There’s been no confirmation that all parties agreed to extend the deadline, although PGA Tour Commissioner Jay Monahan wrote in a memo to players on Sunday that the Tour continued to have “active and productive conversations with PIF and the DP World Tour.”
“While we had initially set a deadline of Dec. 31, 2023, to reach an agreement, we are working to extend our negotiations into next year based on the progress we have made to date,” Monahan wrote. The PGA Tour Policy Board told players in a previous memo, on Dec. 10, that it was “very confident in an eventual, positive outcome for all players and the PGA Tour as a whole.”
A representative from LIV did not comment after the PGA memo Sunday. A PGA Tour spokesperson declined comment.
The framework agreement from June aims to combine the assets of the PGA Tour, LIV, and DP World Tour into a new commercial entity (PGA Tour Enterprises). But “negotiating an agreement to reshape a global sport in six months was always overly ambitious,” says sports law attorney John Nucci. “I think both parties understand the value that a partnership can bring, and I would expect them to come to an agreement sometime in 2024.”
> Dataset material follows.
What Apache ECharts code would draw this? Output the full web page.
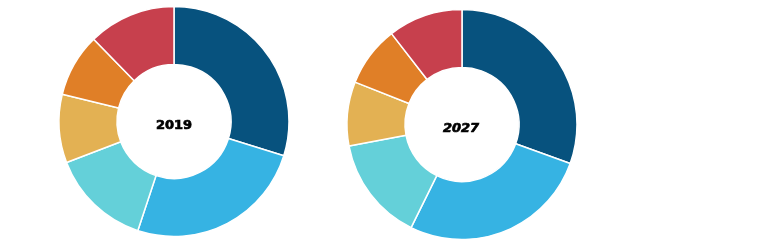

Some PGA Tour players on the Policy Board, which includes Tiger Woods, have pushed back against the PGA-LIV deal since it was first announced, especially after secret negotiations were conducted by Monahan, PGA Tour Policy Board Chair Ed Herlihy, Policy Board member Jimmy Dunne, and Yasir Al-Rumayyan, governor of the PIF.
Meanwhile, PGA Tour officials continue negotiating with another funding partner, Strategic Sports Group, a consortium that includes Fenway Sports Group, Atlanta Falcons owner Arthur Blank, and New York Mets owner Steve Cohen.
“I am pleased to report that we have made meaningful progress and have provided SSG with the due diligence information they requested,” Monahan wrote in the Sunday memo. “As we move forward in our discussions, we are focused on the finalization of terms and drafts of necessary documents.”